Written task
Keep to the lines from the line containing "Emit a Python" through the line containing "ax.text(x[i] + b /": copy them exactly and leave every picture out.

Rows
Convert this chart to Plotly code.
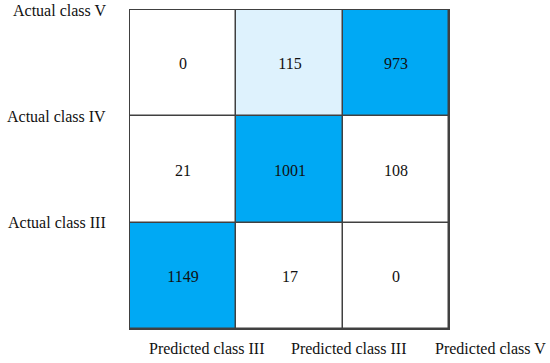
import plotly.graph_objects as go

actual_labels = ["Actual class III", "Actual class IV", "Actual class V"]   # bottom -> top
predicted_labels = ["Predicted class III", "Predicted class III", "Predicted class V"]
counts = [
    [1149, 17, 0],     # Actual class III
    [21, 1001, 108],   # Actual class IV
    [0, 115, 973],     # Actual class V
]
# shading level of each cell: 0 = white, 1 = light blue, 2 = strong blue
shade = [
    [2, 0, 0],
    [0, 2, 0],
    [0, 1, 2],
]

FONT = "Liberation Serif, Times New Roman, serif"

fig = go.Figure(go.Heatmap(
    z=shade,
    x=[0, 1, 2],
    y=[0, 1, 2],
    text=[[str(v) for v in row] for row in counts],
    texttemplate="%{text}",
    textfont=dict(family=FONT, size=16, color="#111111"),
    colorscale=[[0, "#ffffff"], [0.25, "#ffffff"], [0.25, "#def2fd"], [0.75, "#def2fd"],
                [0.75, "#00a9f4"], [1, "#00a9f4"]],
    zmin=0, zmax=2,
    showscale=False,
    xgap=1.5, ygap=1.5,
    hoverinfo="skip",
))

fig.update_xaxes(range=[-0.5, 2.5], showticklabels=False, showgrid=False, zeroline=False,
                 showline=True, mirror=True, linecolor="#404040", linewidth=1, fixedrange=True)
fig.update_yaxes(range=[-0.5, 2.5], showticklabels=False, showgrid=False, zeroline=False,
                 showline=True, mirror=True, linecolor="#404040", linewidth=1, fixedrange=True)

# row labels at top edge of each row
for i, lab in enumerate(actual_labels):
    fig.add_annotation(x=-0.069, xref="paper", xanchor="right", y=i + 0.5, yref="y",
                       yanchor="middle", text=lab, showarrow=False,
                       font=dict(family=FONT, size=16, color="#111111"))
# column labels under the grid (paper x positions of label centres)
label_x = [0.242, 0.687, 1.129]
for xp, lab in zip(label_x, predicted_labels):
    fig.add_annotation(x=xp, xref="paper", xanchor="center", y=-0.06, yref="paper",
                       yanchor="middle", text=lab, showarrow=False,
                       font=dict(family=FONT, size=16, color="#111111"))

fig.update_layout(
    width=550, height=363,
    margin=dict(l=130, r=101, t=10, b=34),
    paper_bgcolor="white", plot_bgcolor="#404040",
    showlegend=False,
)
fig.write_html("out.html", config={"displayModeBar": False},
               post_script="document.body.style.margin='0';")
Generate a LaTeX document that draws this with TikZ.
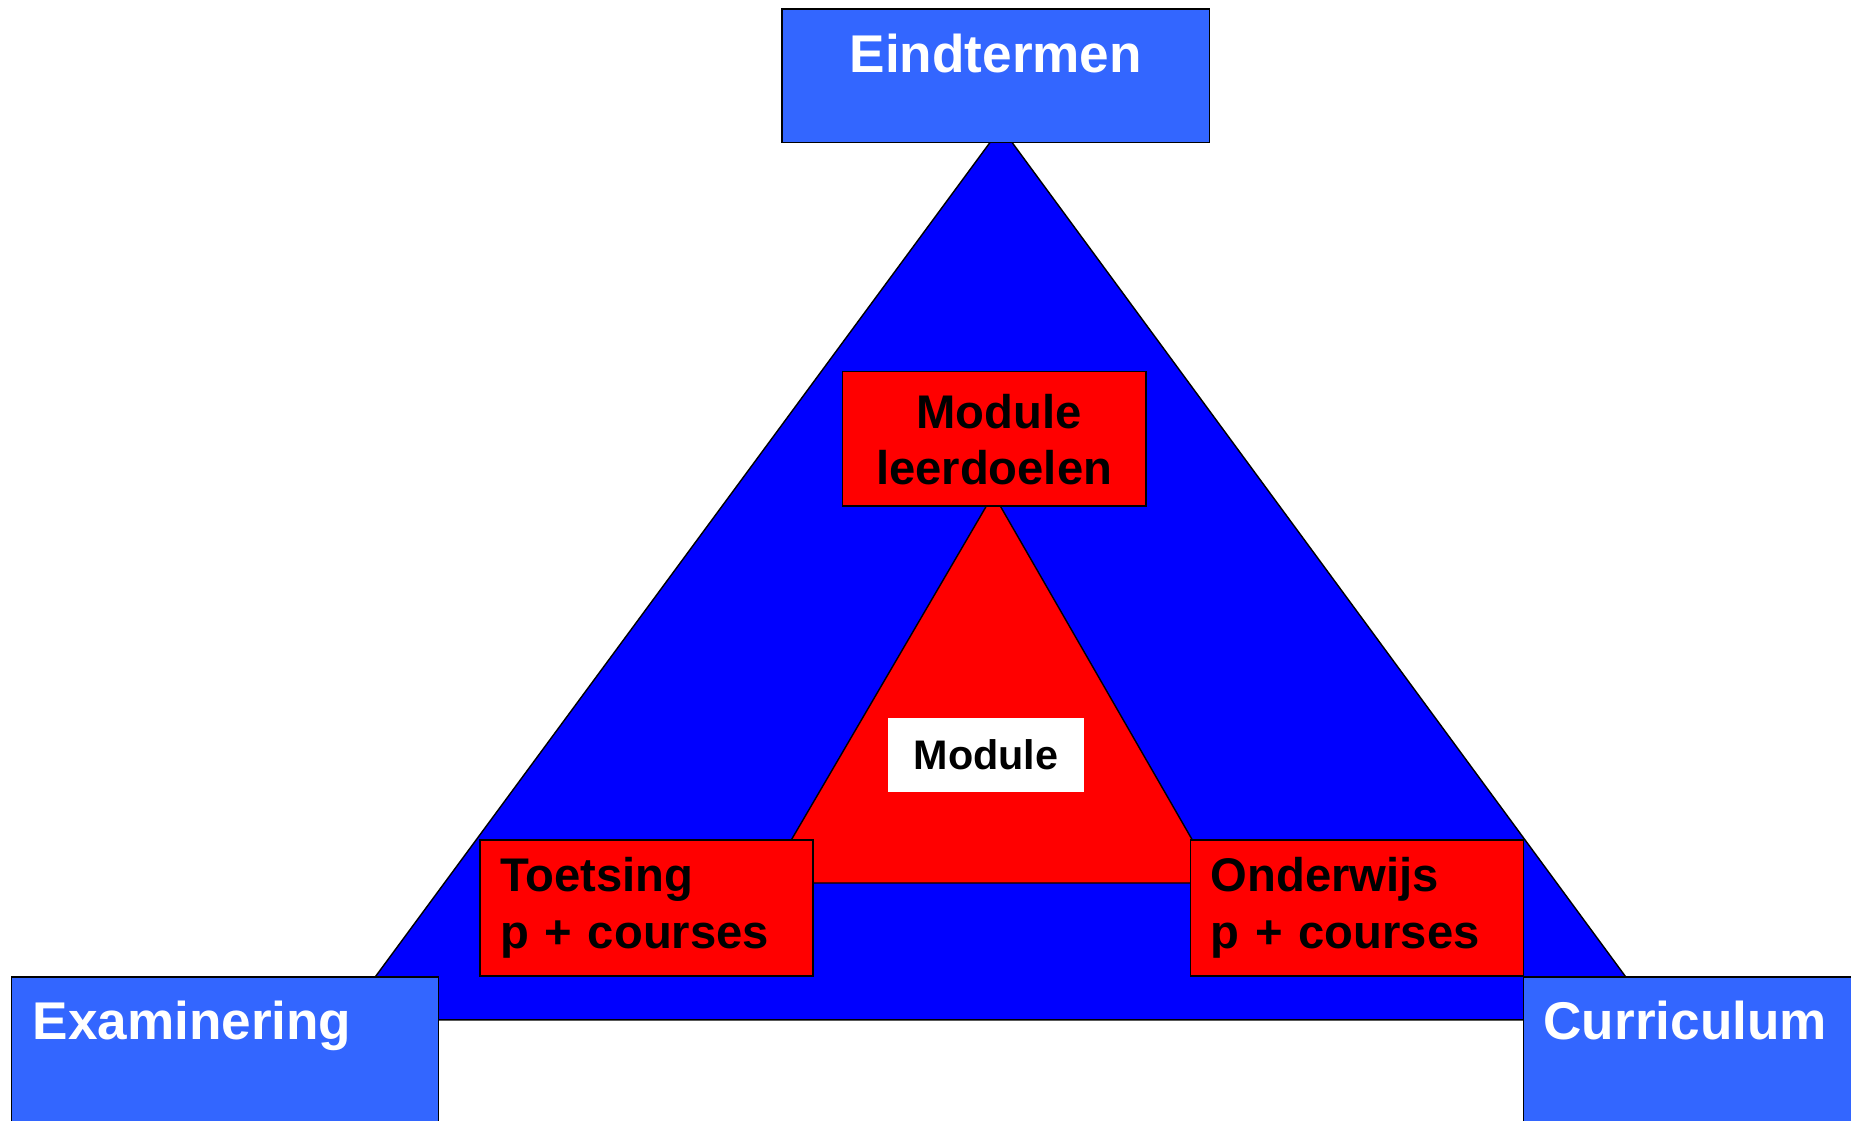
\documentclass[tikz,border=0pt]{standalone}
\usepackage{fontspec}
\setmainfont{Liberation Sans}
\usetikzlibrary{positioning}
\definecolor{boxblue}{HTML}{3366FF}
\definecolor{triblue}{HTML}{0000FF}
\definecolor{trired}{HTML}{FF0000}
\tikzstyle{bluebox} = [draw, rectangle, fill=boxblue, text=white, line width=1.2pt, inner ysep=0pt, font=\bfseries\fontsize{45}{54}\selectfont]
\tikzstyle{redbox} = [draw, rectangle, fill=trired, line width=1.2pt, inner xsep=17pt, inner ysep=0pt, font=\bfseries\fontsize{40}{48}\selectfont]
\tikzstyle{triangle} = [draw=black, line width=1.2pt, line join=miter]

\begin{document}
\begin{tikzpicture}[x=1pt, y=-1pt]
		\clip (0,0) rectangle (1568,949);
		\fill[white] (0,0) rectangle (1568,949);

		% corners of the triangles
		\coordinate (bigtop) at (848,108);
		\coordinate (bigleft) at (291,864);
		\coordinate (bigright) at (1404,864);
		\coordinate (smalltop) at (841.5,418.5);
		\coordinate (smallleft) at (649,748);
		\coordinate (smallright) at (1031,748);

		% outer triangle
		\filldraw[triangle, fill=triblue] (bigtop) -- (bigleft) -- (bigright) -- cycle;

		% eindtermen
		\node[bluebox, anchor=north west, inner xsep=0pt, minimum width=362pt, text height=54pt, text depth=59pt] (eind) at (662,7) {Eindtermen};

		% inner triangle
		\filldraw[triangle, fill=trired] (smalltop) -- (smallleft) -- (smallright) -- cycle;

		% module leerdoelen
		\node[redbox, anchor=north west, minimum width=257pt, text height=96pt, text depth=18pt, align=center] (leerdoel) at (713,314) {\hspace{8pt}Module\\leerdoelen};

		% module
		\node[rectangle, fill=white, anchor=north west, minimum width=166pt, minimum height=63pt, inner sep=0pt, font=\bfseries\fontsize{35}{42}\selectfont] (module) at (752,608) {Module};

		% toetsing and onderwijs
		\node[redbox, anchor=north west, text width=248pt, text height=44pt, text depth=71pt, align=left] (toets) at (406,711) {Toetsing\\p + courses};
		\node[redbox, anchor=north west, text width=248pt, text height=44pt, text depth=71pt, align=left] (onderwijs) at (1008,711) {Onderwijs\\p + courses};

		% examinering and curriculum
		\node[bluebox, anchor=north west, inner xsep=18pt, text width=326pt, align=left, text height=53pt, text depth=100pt] (exam) at (9,827) {Examinering};
		\node[bluebox, anchor=north west, inner xsep=17pt, text width=320pt, align=left, text height=53pt, text depth=100pt] (curr) at (1290,827) {Curriculum};
\end{tikzpicture}
\end{document}
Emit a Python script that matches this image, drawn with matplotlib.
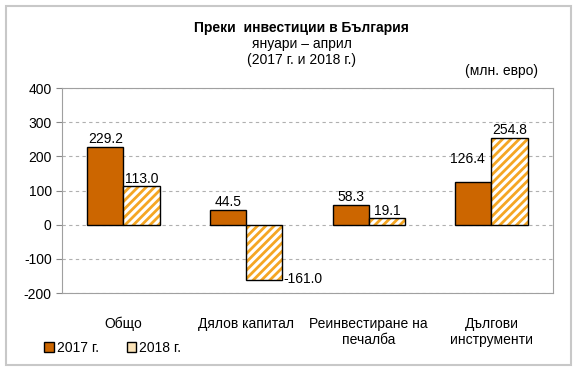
import numpy as np
import matplotlib.pyplot as plt
from matplotlib.patches import Rectangle, Patch

plt.rcParams["font.family"] = ["Liberation Sans", "DejaVu Sans"]
plt.rcParams["axes.unicode_minus"] = False
plt.rcParams["hatch.linewidth"] = 2.0

kategorien = ["Общо", "Дялов капитал", "Реинвестиране на\nпечалба", "Дългови\nинструменти"]
werte_2017 = [229.2, 44.5, 58.3, 126.4]
werte_2018 = [113.0, -161.0, 19.1, 254.8]

fig = plt.figure(figsize=(5.8, 3.72), dpi=100)
fig.patches.append(Rectangle((0.01, 0.018), 0.975, 0.965, transform=fig.transFigure,
                             fill=False, edgecolor="#c8c8c8", linewidth=1.5))

ax = fig.add_axes([0.107, 0.212, 0.846, 0.551])
x = np.arange(len(kategorien))
b = 0.295
orange = "#F5A623"
fs = 10

ax.bar(x - b / 2, werte_2017, b, color="#CC6600", edgecolor="black", linewidth=1.0, zorder=3)
# hatch in orange, then black outline on top
ax.bar(x + b / 2, werte_2018, b, color="white", edgecolor=orange, linewidth=0,
       hatch="////", zorder=3)
ax.bar(x + b / 2, werte_2018, b, fill=False, edgecolor="black", linewidth=1.0, zorder=4)

ax.set_xlim(-0.5, 3.5)
ax.set_ylim(-200, 400)
ax.set_yticks(np.arange(-200, 401, 100))
ax.set_xticks(x)
ax.set_xticklabels(kategorien, fontsize=fs)
ax.tick_params(axis="x", length=0, pad=17)
ax.tick_params(axis="y", labelsize=fs, length=4, color="#888888")
ax.grid(axis="y", linestyle=(0, (3, 3)), color="#b0b0b0", linewidth=0.8, zorder=0)
for s in ax.spines.values():
    s.set_color("#a0a0a0")

for i, v in enumerate(werte_2017):
    if i == 3:
        ax.text(x[i] - b / 2 - 0.05, v + 45, f"{v:.1f}", ha="center", va="bottom", fontsize=fs)
    else:
        ax.text(x[i] - b / 2, v + 2, f"{v:.1f}", ha="center", va="bottom", fontsize=fs)
for i, v in enumerate(werte_2018):
    if v < 0:
        ax.text(x[i] + b + 0.01, v + 2, f"{v:.1f}", ha="left", va="center", fontsize=fs)
    else:
        ax.text(x[i] + b / 2, v + 2, f"{v:.1f}", ha="center", va="bottom", fontsize=fs)

fig.text(0.52, 0.925, "Преки  инвестиции в България", ha="center", va="center",
         fontsize=fs, fontweight="bold")
fig.text(0.52, 0.882, "януари – април", ha="center", va="center", fontsize=fs)
fig.text(0.52, 0.838, "(2017 г. и 2018 г.)", ha="center", va="center", fontsize=fs)
fig.text(0.865, 0.81, "(млн. евро)", ha="center", va="center", fontsize=fs)

handles = [Patch(facecolor="#CC6600", edgecolor="black", label="2017 г."),
           Patch(facecolor="#FBE3B8", edgecolor="black", label="2018 г.")]
fig.legend(handles=handles, loc="center left", bbox_to_anchor=(0.055, 0.064), ncol=2,
           frameon=False, fontsize=fs, handlelength=0.7, handleheight=0.7,
           handletextpad=0.2, columnspacing=2.0)

plt.savefig("out.png", dpi=100)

In response
Emit a Python script that matches this image, drawn with matplotlib.
import numpy as np
import matplotlib.pyplot as plt
from matplotlib.patches import Rectangle, Patch

plt.rcParams["font.family"] = ["Liberation Sans", "DejaVu Sans"]
plt.rcParams["axes.unicode_minus"] = False
plt.rcParams["hatch.linewidth"] = 2.0

kategorien = ["Общо", "Дялов капитал", "Реинвестиране на\nпечалба", "Дългови\nинструменти"]
werte_2017 = [229.2, 44.5, 58.3, 126.4]
werte_2018 = [113.0, -161.0, 19.1, 254.8]

fig = plt.figure(figsize=(5.8, 3.72), dpi=100)
fig.patches.append(Rectangle((0.01, 0.018), 0.975, 0.965, transform=fig.transFigure,
                             fill=False, edgecolor="#c8c8c8", linewidth=1.5))

ax = fig.add_axes([0.107, 0.212, 0.846, 0.551])
x = np.arange(len(kategorien))
b = 0.295
orange = "#F5A623"
fs = 10

ax.bar(x - b / 2, werte_2017, b, color="#CC6600", edgecolor="black", linewidth=1.0, zorder=3)
# hatch in orange, then black outline on top
ax.bar(x + b / 2, werte_2018, b, color="white", edgecolor=orange, linewidth=0,
       hatch="////", zorder=3)
ax.bar(x + b / 2, werte_2018, b, fill=False, edgecolor="black", linewidth=1.0, zorder=4)

ax.set_xlim(-0.5, 3.5)
ax.set_ylim(-200, 400)
ax.set_yticks(np.arange(-200, 401, 100))
ax.set_xticks(x)
ax.set_xticklabels(kategorien, fontsize=fs)
ax.tick_params(axis="x", length=0, pad=17)
ax.tick_params(axis="y", labelsize=fs, length=4, color="#888888")
ax.grid(axis="y", linestyle=(0, (3, 3)), color="#b0b0b0", linewidth=0.8, zorder=0)
for s in ax.spines.values():
    s.set_color("#a0a0a0")

for i, v in enumerate(werte_2017):
    if i == 3:
        ax.text(x[i] - b / 2 - 0.05, v + 45, f"{v:.1f}", ha="center", va="bottom", fontsize=fs)
    else:
        ax.text(x[i] - b / 2, v + 2, f"{v:.1f}", ha="center", va="bottom", fontsize=fs)
for i, v in enumerate(werte_2018):
    if v < 0:
        ax.text(x[i] + b + 0.01, v + 2, f"{v:.1f}", ha="left", va="center", fontsize=fs)
    else:
        ax.text(x[i] + b / 2, v + 2, f"{v:.1f}", ha="center", va="bottom", fontsize=fs)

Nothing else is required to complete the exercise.